Detroit's Shinola Makes Bid for Crowded High-End Headphones Market
The market is getting more crowded now with news that Apple is also hopping in.
With Apple reportedly developing a new line of Apple-branded over-the-ear headphones that could compete with its own Beats By Dre line, the high-end headphone market is suddenly getting even more crowded.
Though it seems like a left-field bid, Shinola CEO Tom Lewand doesn’t think it’s odd at all that his Detroit-based company -- known for making bespoke watches, bicycles, handbags and jewelry -- has branched out into designer audio over the past two years.
“For us, it’s an authentic commitment to being in the multi-billion dollar audio space and it’s not a one-off,” says Lewand, of the company’s recent bid to take on such headphone giants as Apple’s Beats with its $195 Canfield in-ear monitors and sleek $450 over-ear headphones. “We invested heavily in the design and development and we think we’re doing it in a way that’s consistent with our other categories. It starts with quality and craftsmanship like we did with the watches and leather goods and does it in a way that we hope establishes some credibility in the space."
Lewand saw an opening in the mid-to-high-end headphone niche, which is part of a headphone and earphone market that Stratistics MRC reported in 2017 could grow from a $9.6 billion to $13.82 billion global business by 2023. FutureSource Consulting’s Zlata Jelisejeva tells Billboard that in 2017, the premium headphones market ($200 and up) was projected to grow 15 percent in units (to 14 million) and 17 percent in revenues to $3.5 billion, with North American and Western Europe driving the market demand.
The Shinola boss says he's focused on getting the products right, and then pushing toward future expansion into other lines that could include wireless offerings and an “enhancement” of their current bookshelf speaker line; he declined to share the company's sales targets for the headphones.
Shinola's jump to audio began in late 2016 with the Runwell Turntable, made in conjunction with respected turntable manufacturer VPI and under the guiding ears of Alex Rosson.

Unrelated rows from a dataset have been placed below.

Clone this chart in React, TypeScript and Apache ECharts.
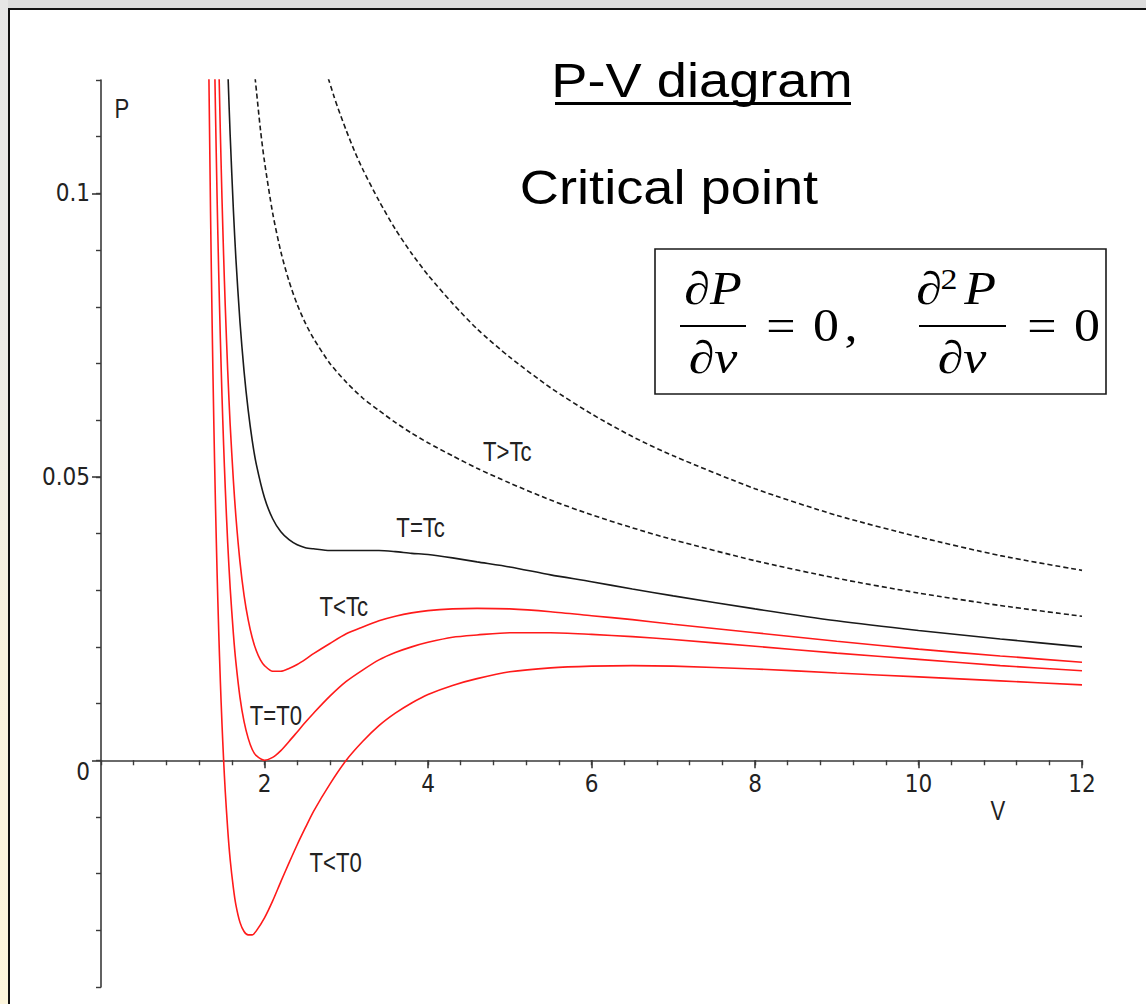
import React, { useEffect, useRef } from "react";
import * as echarts from "echarts";

// ---------- data ----------
const xMajorTicks = [0, 2, 4, 6, 8, 10, 12];
const yMajorTicks = [0, 0.05, 0.1];

// T > Tc (upper dashed curve)
const curveHot2: [number, number][] = [
  [2.78, 0.1203], [2.85, 0.1171], [2.9, 0.115], [3.0, 0.1111], [3.1, 0.1075], [3.2, 0.1043],
  [3.4, 0.0987], [3.6, 0.0937], [3.8, 0.0894], [4.0, 0.0856], [4.3, 0.0806], [4.6, 0.0761],
  [5.0, 0.0711], [5.5, 0.0657], [6.0, 0.0611], [6.5, 0.0571], [7.0, 0.0537], [8.0, 0.0479],
  [9.0, 0.0432], [10.0, 0.0394], [11.0, 0.0361], [12.0, 0.0335],
];
// T > Tc (lower dashed curve)
const curveHot1: [number, number][] = [
  [1.885, 0.1204], [1.95, 0.1113], [2.0, 0.1056], [2.1, 0.0965], [2.2, 0.0897], [2.3, 0.0845],
  [2.4, 0.0804], [2.5, 0.0771], [2.6, 0.0744], [2.8, 0.07], [3.0, 0.0667], [3.2, 0.0639],
  [3.4, 0.0617], [3.6, 0.0596], [3.8, 0.0577], [4.0, 0.056], [4.3, 0.0537], [4.6, 0.0515],
  [5.0, 0.0489], [5.5, 0.0459], [6.0, 0.0433], [6.5, 0.041], [7.0, 0.0389], [8.0, 0.0352],
  [9.0, 0.0321], [10.0, 0.0295], [11.0, 0.0273], [12.0, 0.0254],
];
// T = Tc
const curveCritical: [number, number][] = [
  [1.555, 0.1203], [1.58, 0.1103], [1.62, 0.0969], [1.65, 0.0885], [1.7, 0.0773], [1.75, 0.0686],
  [1.8, 0.0618], [1.85, 0.0564], [1.9, 0.0522], [2.0, 0.0463], [2.1, 0.0426], [2.2, 0.0403],
  [2.3, 0.0389], [2.4, 0.038], [2.5, 0.0375], [2.6, 0.0373], [2.8, 0.037], [3.0, 0.037],
  [3.2, 0.037], [3.4, 0.037], [3.6, 0.0368], [3.8, 0.0365], [4.0, 0.0363], [4.3, 0.0357],
  [4.6, 0.035], [5.0, 0.0341], [5.5, 0.0327], [6.0, 0.0315], [6.5, 0.0302], [7.0, 0.029],
  [8.0, 0.0267], [9.0, 0.0246], [10.0, 0.0229], [11.0, 0.0214], [12.0, 0.02],
];
// T < Tc
const curveSub: [number, number][] = [
  [1.445, 0.1204], [1.46, 0.1107], [1.48, 0.0991], [1.5, 0.089], [1.52, 0.0801], [1.55, 0.0687],
  [1.58, 0.0592], [1.62, 0.0492], [1.65, 0.043], [1.7, 0.035], [1.75, 0.0291], [1.8, 0.0248],
  [1.85, 0.0216], [1.9, 0.0193], [1.95, 0.0177], [2.0, 0.0167], [2.1, 0.0157], [2.2, 0.0157],
  [2.3, 0.0162], [2.4, 0.0169], [2.5, 0.0178], [2.6, 0.0188], [2.8, 0.0206], [3.0, 0.0223],
  [3.2, 0.0235], [3.4, 0.0246], [3.6, 0.0254], [3.8, 0.026], [4.0, 0.0264], [4.3, 0.0267],
  [4.6, 0.0268], [5.0, 0.0267], [5.5, 0.0262], [6.0, 0.0255], [6.5, 0.0248], [7.0, 0.024],
  [8.0, 0.0225], [9.0, 0.021], [10.0, 0.0196], [11.0, 0.0184], [12.0, 0.0173],
];
// T = T0
const curveT0: [number, number][] = [
  [1.39, 0.1234], [1.4, 0.1148], [1.42, 0.0993], [1.44, 0.0859], [1.46, 0.0744], [1.48, 0.0643],
  [1.5, 0.0556], [1.52, 0.048], [1.55, 0.0383], [1.58, 0.0304], [1.62, 0.0222], [1.65, 0.0173],
  [1.7, 0.0111], [1.75, 0.0068], [1.8, 0.0039], [1.85, 0.0019], [1.9, 0.0008], [2.0, 0.0],
  [2.1, 0.0005], [2.2, 0.0017], [2.3, 0.0033], [2.4, 0.005], [2.5, 0.0067], [2.6, 0.0083],
  [2.8, 0.0113], [3.0, 0.0139], [3.2, 0.0159], [3.4, 0.0177], [3.6, 0.019], [3.8, 0.02],
  [4.0, 0.0208], [4.3, 0.0217], [4.6, 0.0221], [5.0, 0.0225], [5.5, 0.0225], [6.0, 0.0222],
  [6.5, 0.0218], [7.0, 0.0213], [8.0, 0.0201], [9.0, 0.0189], [10.0, 0.0178], [11.0, 0.0167],
  [12.0, 0.0158],
];
// T < T0
const curveBelowT0: [number, number][] = [
  [1.32, 0.1205], [1.34, 0.0966], [1.36, 0.0765], [1.38, 0.0596], [1.4, 0.0453], [1.42, 0.0331],
  [1.44, 0.0227], [1.46, 0.0139], [1.48, 0.0064], [1.5, 0.0], [1.52, -0.0055], [1.55, -0.0122],
  [1.58, -0.0175], [1.62, -0.0226], [1.65, -0.0255], [1.7, -0.0286], [1.75, -0.0302],
  [1.8, -0.0308], [1.85, -0.0308], [1.9, -0.0301], [2.0, -0.0278], [2.1, -0.0248],
  [2.2, -0.0214], [2.3, -0.0181], [2.4, -0.0149], [2.5, -0.0119], [2.6, -0.009],
  [2.8, -0.0042], [3.0, 0.0], [3.2, 0.0033], [3.4, 0.0061], [3.6, 0.0083], [3.8, 0.0101],
  [4.0, 0.0116], [4.3, 0.0132], [4.6, 0.0144], [5.0, 0.0156], [5.5, 0.0163], [6.0, 0.0166],
  [6.5, 0.0167], [7.0, 0.0166], [8.0, 0.0161], [9.0, 0.0154], [10.0, 0.0147], [11.0, 0.014],
  [12.0, 0.0133],
];

// curve labels, anchored in data space [V, P]
const curveLabelNames = ["T>Tc", "T=Tc", "T<Tc", "T=T0", "T<T0"];
const curveLabelAnchors: [number, number][] = [
  [4.97, 0.0545], [3.91, 0.0411], [2.97, 0.027], [2.14, 0.0078], [2.87, -0.018],
];

// ---------- layout / styles ----------
const GRID = { left: 101, top: 80, width: 981, height: 907 };
const P_MIN = -0.04;
const P_MAX = 0.12;
// distance (px) from the grid bottom up to P = 0
const ZERO_OFFSET = (GRID.height * (0 - P_MIN)) / (P_MAX - P_MIN);

const NARROW = "'Liberation Sans Narrow', 'DejaVu Sans Condensed', 'Arial Narrow', sans-serif";
const SANS = "'Liberation Sans', Arial, sans-serif";
const SERIF = "'Liberation Serif', 'Times New Roman', serif";
const AXIS_COLOR = "#3a3a3a";
const TEXT_COLOR = "#222";
const RED = "#ff1a1a";
const BLACK = "#1a1a1a";
const STRETCH = 1.13;
const NARROWING = 0.82;

function txt(text: string, x: number, y: number, fontSize: number, fontFamily: string, extra: any = {}) {
  return {
    type: "text",
    x,
    y,
    scaleX: extra.scaleX ?? STRETCH,
    z: 50,
    silent: true,
    style: {
      text,
      fontSize,
      fontFamily,
      fontStyle: extra.fontStyle ?? "normal",
      fill: extra.fill ?? "#000",
      align: "center",
      textAlign: "center",
      verticalAlign: "middle",
      textVerticalAlign: "middle",
    },
  };
}

function staticGraphics() {
  return [
    // title
    txt("P-V diagram", 702, 81, 48, SANS),
    { type: "rect", silent: true, z: 50, shape: { x: 555, y: 102, width: 296, height: 3 }, style: { fill: "#000" } },
    txt("Critical point", 669, 188, 48, SANS),
    // formula box
    {
      type: "rect",
      silent: true,
      z: 40,
      shape: { x: 655, y: 249, width: 451, height: 145 },
      style: { fill: "#fff", stroke: "#1a1a1a", lineWidth: 1.6 },
    },
    txt("∂P", 713, 289, 46, SERIF, { fontStyle: "italic" }),
    { type: "rect", silent: true, z: 50, shape: { x: 680, y: 325, width: 66, height: 2 }, style: { fill: "#000" } },
    txt("∂v", 713, 358, 46, SERIF, { fontStyle: "italic" }),
    txt("=", 781, 326, 46, SERIF),
    txt("0", 826, 326, 46, SERIF),
    txt(",", 851, 326, 46, SERIF),
    txt("∂", 929, 289, 46, SERIF, { fontStyle: "italic" }),
    txt("2", 949, 279, 30, SERIF),
    txt("P", 980, 289, 46, SERIF, { fontStyle: "italic" }),
    { type: "rect", silent: true, z: 50, shape: { x: 919, y: 325, width: 87, height: 2 }, style: { fill: "#000" } },
    txt("∂v", 962, 358, 46, SERIF, { fontStyle: "italic" }),
    txt("=", 1042, 326, 46, SERIF),
    txt("0", 1087, 326, 46, SERIF),
    // axis names
    txt("P", 122, 109, 27, SANS, { scaleX: NARROWING, fill: TEXT_COLOR }),
    txt("V", 998, 811, 27, SANS, { scaleX: NARROWING, fill: TEXT_COLOR }),
  ];
}

function buildOption() {
  const lineSeries = (data: [number, number][], color: string, dashed: boolean) => ({
    type: "line",
    data,
    xAxisIndex: 0,
    yAxisIndex: 0,
    symbol: "none",
    showSymbol: false,
    smooth: 0.25,
    clip: true,
    silent: true,
    lineStyle: { color, width: 1.6, type: dashed ? [5, 3] : "solid" },
    z: 3,
  });

  const tickLabelStyle = { fontSize: 24, fontFamily: NARROW, color: TEXT_COLOR };

  return {
    animation: false,
    grid: { ...GRID, containLabel: false, outerBoundsMode: "none" },
    xAxis: [
      {
        type: "value",
        position: "bottom",
        offset: -ZERO_OFFSET,
        min: 0,
        max: 12,
        interval: 2,
        axisLine: { show: true, onZero: false, lineStyle: { color: AXIS_COLOR, width: 1.6 } },
        axisTick: { show: true, length: 8, lineStyle: { color: AXIS_COLOR, width: 1.6 } },
        axisLabel: {
          ...tickLabelStyle,
          showMinLabel: false,
          margin: 12,
          formatter: (v: number) => (xMajorTicks.includes(v) ? String(v) : ""),
        },
        splitLine: { show: false },
      },
      {
        type: "value",
        position: "bottom",
        offset: -ZERO_OFFSET,
        min: 0,
        max: 12,
        interval: 0.4,
        axisLine: { show: false, onZero: false },
        axisTick: { show: true, length: 5, lineStyle: { color: AXIS_COLOR, width: 1.4 } },
        axisLabel: { show: false },
        splitLine: { show: false },
      },
    ],
    yAxis: [
      {
        type: "value",
        position: "left",
        min: P_MIN,
        max: P_MAX,
        interval: 0.01,
        axisLine: { show: true, onZero: false, lineStyle: { color: AXIS_COLOR, width: 1.6 } },
        axisTick: { show: true, customValues: yMajorTicks, length: 9, lineStyle: { color: AXIS_COLOR, width: 1.6 } },
        axisLabel: {
          ...tickLabelStyle,
          customValues: yMajorTicks,
          margin: 11,
          formatter: (v: number) => (Math.abs(v) < 1e-9 ? "{z|0}" : String(Math.round(v * 100) / 100)),
          rich: {
            z: { ...tickLabelStyle, padding: [24, 0, 0, 0] },
          },
        },
        splitLine: { show: false },
      },
      {
        type: "value",
        position: "left",
        offset: 0,
        min: P_MIN,
        max: P_MAX,
        interval: 0.01,
        axisLine: { show: false, onZero: false },
        axisTick: { show: true, length: 5, lineStyle: { color: AXIS_COLOR, width: 1.4 } },
        axisLabel: { show: false },
        splitLine: { show: false },
      },
    ],
    series: [
      lineSeries(curveHot2, BLACK, true),
      lineSeries(curveHot1, BLACK, true),
      lineSeries(curveCritical, BLACK, false),
      lineSeries(curveSub, RED, false),
      lineSeries(curveT0, RED, false),
      lineSeries(curveBelowT0, RED, false),
    ],
    graphic: staticGraphics(),
  };
}

export default function App() {
  const ref = useRef<HTMLDivElement>(null);

  useEffect(() => {
    if (!ref.current) return;
    const chart = echarts.init(ref.current, undefined, { renderer: "svg" });
    chart.setOption(buildOption() as any);
    // curve labels placed through the chart's own scales
    const labelGraphics = curveLabelNames.map((name, i) => {
      const [px, py] = chart.convertToPixel({ gridIndex: 0 }, curveLabelAnchors[i]) as number[];
      return txt(name, px, py, 27, SANS, { scaleX: NARROWING, fill: TEXT_COLOR });
    });
    chart.setOption({ graphic: [...staticGraphics(), ...labelGraphics] } as any, { replaceMerge: ["graphic"] });
    return () => chart.dispose();
  }, []);

  return (
    <div
      style={{
        position: "fixed",
        left: 0,
        top: 0,
        width: 1146,
        height: 1004,
        background: "#dcdcdc",
        overflow: "hidden",
      }}
    >
      <div
        style={{
          position: "absolute",
          left: 0,
          top: 0,
          width: 8,
          height: 1004,
          background: "linear-gradient(to bottom, #e6e6e6 0%, #ecebe6 35%, #f8f2de 65%, #fdf6dc 100%)",
        }}
      />
      <div
        style={{
          position: "absolute",
          left: 8,
          top: 8,
          width: 1138,
          height: 996,
          boxSizing: "border-box",
          background: "#fff",
          borderTop: "2px solid #111",
          borderLeft: "2px solid #111",
        }}
      />
      <div ref={ref} style={{ position: "absolute", left: 0, top: 0, width: 1146, height: 1004 }} />
    </div>
  );
}
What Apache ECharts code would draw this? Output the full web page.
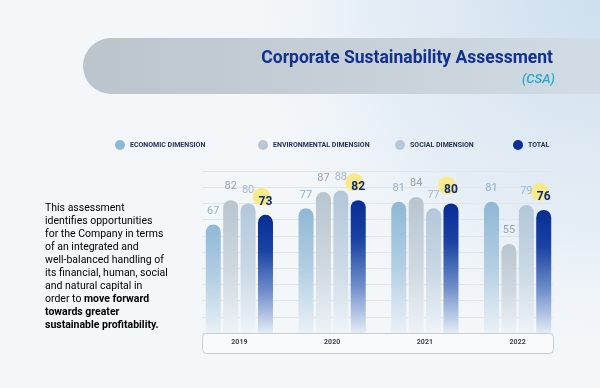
<!DOCTYPE html>
<html>
<head>
<meta charset="utf-8">
<script src="https://cdn.jsdelivr.net/npm/echarts@6/dist/echarts.min.js"></script>
<style>html,body{margin:0;padding:0;background:#f4f7fa;}#c{width:600px;height:388px;}</style>
</head>
<body>
<div id="c"></div>
<script>
const years = ['2019', '2020', '2021', '2022'];
const economic = [67, 77, 81, 81];
const environmental = [82, 87, 84, 55];
const social = [80, 88, 77, 79];
const total = [73, 82, 80, 76];
const seriesNames = ['ECONOMIC DIMENSION', 'ENVIRONMENTAL DIMENSION', 'SOCIAL DIMENSION', 'TOTAL'];
const yTicks = {min: 0, max: 100, interval: 10};

const FONT = 'Roboto, "Noto Sans", sans-serif';
const BW = 15, GAP = 2.4;

function grad(top, mid, bottom) {
  return new echarts.graphic.LinearGradient(0, 0, 0, 1, [
    {offset: 0, color: top}, {offset: 0.5, color: mid}, {offset: 1, color: bottom}
  ]);
}
const colors = ['#90b9d5', '#b9c6d0', '#b4c8da', '#0a2e95'];
const fills = [
  grad('#8fb8d5', '#b3cfe3', '#eaf1f7'),
  grad('#b8c5cf', '#cdd7df', '#eef2f6'),
  grad('#b3c7d9', '#c9d8e5', '#eef3f8'),
  new echarts.graphic.LinearGradient(0, 0, 0, 1, [
    {offset: 0, color: '#072c95'}, {offset: 0.3, color: '#1a43a3'},
    {offset: 0.65, color: '#6f8fca'}, {offset: 1, color: '#e4ecf6'}])
];
const labelColors = ['#8db2cf', '#97a3ad', '#a2bad0', '#0f2a6e'];
const legendLeft = [110, 253, 390, 508];

function barSeries(i, data) {
  const isTotal = i === 3;
  return {
    name: seriesNames[i], type: 'bar', data: data,
    xAxisIndex: 0, yAxisIndex: 0,
    barWidth: BW, barGap: (GAP / BW * 100) + '%', z: 3,
    itemStyle: {color: fills[i], borderRadius: [BW / 2, BW / 2, 0, 0]},
    label: {
      show: true, position: 'top', distance: isTotal ? 7 : 8,
      fontFamily: FONT, fontSize: isTotal ? 12 : 11,
      fontWeight: isTotal ? 'bold' : 'normal',
      color: labelColors[i]
    }
  };
}

const chart = echarts.init(document.getElementById('c'), null, {renderer: 'canvas'});
const paragraph = '{n|This assessment}\n{n|identifies opportunities}\n{n|for the Company in terms}\n{n|of an integrated and}\n{n|well-balanced handling of}\n{n|its financial, human, social}\n{n|and natural capital in}\n{n|order to }{b|move forward}\n{b|towards greater}\n{b|sustainable profitability.}';

chart.setOption({
  animation: false,
  backgroundColor: 'transparent',
  graphic: [
    {type: 'rect', z: -20, silent: true, shape: {x: 0, y: 0, width: 600, height: 388},
      style: {fill: '#f4f7fa'}},
    {type: 'rect', z: -19, silent: true, shape: {x: 0, y: 0, width: 600, height: 388},
      style: {fill: new echarts.graphic.RadialGradient(1, 0, 1.0, [
        {offset: 0, color: 'rgba(205,222,238,1)'},
        {offset: 0.6, color: 'rgba(220,232,243,0.6)'},
        {offset: 1, color: 'rgba(244,247,250,0)'}])}},
    {type: 'rect', z: -18, silent: true, shape: {x: 83, y: 38, width: 560, height: 56, r: [28, 0, 0, 28]},
      style: {fill: new echarts.graphic.LinearGradient(0, 0, 1, 0, [
        {offset: 0, color: '#bcc4cc'}, {offset: 0.6, color: '#c9d3dc'}, {offset: 1, color: '#d3dee8'}])}},
    {type: 'text', z: 5, style: {x: 553, y: 59, text: 'Corporate Sustainability Assessment',
      textAlign: 'right', textVerticalAlign: 'middle', font: 'bold 17.5px ' + FONT, fill: '#11308f'}},
    {type: 'text', z: 5, style: {x: 555, y: 80, text: '(CSA)', textAlign: 'right', textVerticalAlign: 'middle',
      font: 'italic 500 13px ' + FONT, fill: '#2aa8c9'}},
    {type: 'text', z: 5, style: {x: 45, y: 202, text: paragraph,
      rich: {
        n: {fontFamily: FONT, fontSize: 10.5, lineHeight: 13, color: '#1d2b4a'},
        b: {fontFamily: FONT, fontSize: 10.5, lineHeight: 13, color: '#1d2b4a', fontWeight: 'bold'}
      }}},
    {type: 'rect', z: 4, silent: true, shape: {x: 202.5, y: 333.5, width: 351, height: 20, r: 4},
      style: {fill: '#f8fafc', stroke: '#c6ced6', lineWidth: 1}}
  ],
  legend: seriesNames.map((n, i) => ({
    left: legendLeft[i], top: 135, icon: 'circle', itemWidth: 10, itemHeight: 10,
    data: [{name: n, itemStyle: {color: colors[i]}}],
    textStyle: {fontFamily: FONT, fontSize: 7, fontWeight: 'bold', color: '#24345a'},
    selectedMode: false
  })),
  grid: [
    {left: 193, right: 36, top: 171, bottom: 55},
    {left: 202, right: 47, top: 171, bottom: 55}
  ],
  xAxis: [
    {type: 'category', data: years, gridIndex: 0, z: 10,
      axisLine: {show: false}, axisTick: {show: false},
      axisLabel: {margin: 6, fontFamily: FONT, fontSize: 7, fontWeight: 'bold', color: '#3b4450'}},
    {type: 'value', gridIndex: 1, show: false, min: 0, max: 1}
  ],
  yAxis: [
    {type: 'value', gridIndex: 0, min: yTicks.min, max: yTicks.max, interval: yTicks.interval, show: false},
    {type: 'value', gridIndex: 1, min: yTicks.min, max: yTicks.max, interval: yTicks.interval,
      axisLine: {show: false}, axisTick: {show: false}, axisLabel: {show: false},
      splitLine: {lineStyle: {color: '#dfe5eb', width: 1}}}
  ],
  series: [
    barSeries(0, economic),
    barSeries(1, environmental),
    barSeries(2, social),
    barSeries(3, total),
    {
      type: 'custom', xAxisIndex: 0, yAxisIndex: 0, z: 2, silent: true,
      data: total.map((v, i) => [i, v]),
      renderItem: function (params, api) {
        const p = api.coord([api.value(0), api.value(1)]);
        const off = 1.5 * (BW + GAP);
        return {type: 'circle', shape: {cx: p[0] + off - 4, cy: p[1] - 18, r: 9},
          style: {fill: '#f8ea8a'}};
      }
    }
  ]
});
</script>
</body>
</html>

The former CEO of pioneering headphone manufacturer Audeze came on board at Shinola for a two year-stint, to help fine-tune the products and give the Motor City company the same credible, marketable aesthetic that has made its other goods favorites in what Lewand calls the “approachable luxury” category.
While Lewand declined to disclose how much money Shinola poured into R&D on the headphone line, he says the company made the “necessary” capital investment to give the products a warmth and richness of sound, which he says will surprise seasoned audiophiles. “I’m not a technical guy, but what we tell our customers is that when you put on a pair of Shinola headphones and listen to a song you’ve heard hundreds of times, you will hear things you’ve never heard before,” he says of the range -- which was personally tuned by Rosson’s “golden ear."
Teaming with Audeze co-founder Rosson and Portland’s respected Campfire Audio (for the in-ear models) was one way to bake authenticity into the products, which have so far met with mixed to good reviews for their audio quality from some consumer reviewers, while earning the expected plaudits for their sleek, sturdy design.
“They are beautiful,” says Stereophile Senior Contributing Editor Michael Fremer, who has spent a lot of time testing out the company’s turntables and said of Shinola's headphones: "the sound-producing element appears high in quality," even as he felt the bass/mid-bass heavy tonal balance obscured the detail at times.
“They clearly spent a lot on building, designing, advertising and promoting [their audio products]… and if you go into a hi-fi showroom now, you will find a room where there are just headphones and all these young people in their teens and 20s are way into it. When they hear good sound, the first thing they realize is that they’ve been bullshitted by Apple and all these companies saying MP3 sound is fine, and you can’t hear the difference. This is growth market right now and I imagine Shinola is figuring they’ve got the brand and the clientele, and those people will be interested in Shinola’s take on headphones whether they sound good or not.”
As for the high price point, Lewand says it’s consistent with Shinola’s other product categories, with the promise of polished steel and real leather accents that present a stark contrast with the plastic and vinyl materials often found in comparable products.
In addition to the potential competition that could come from Apple's headphones -- which could launch by year's end -- the crowded headphone market includes such prominent players as Sony, Skullcandy, Bose and Sennheiser, with Apple and Beats currently making up a 27 percent share of the total market, according to NPD Group.
And, there's yet another new entry into the field from Melbourne, Australia-based Nura that uses an innovative touch that could join Shinola in disrupting the field. Nura launched the $399 Nuraphone in October as a "smart," self-learning headphone that promises to automatically measure your hearing and use the information it collects to "sonically mold the sound of the headphones to perfectly match your hearing, and bring your music back into sharp focus." The Nuraphone recently won the 2018 CES "Best of Innovation Award."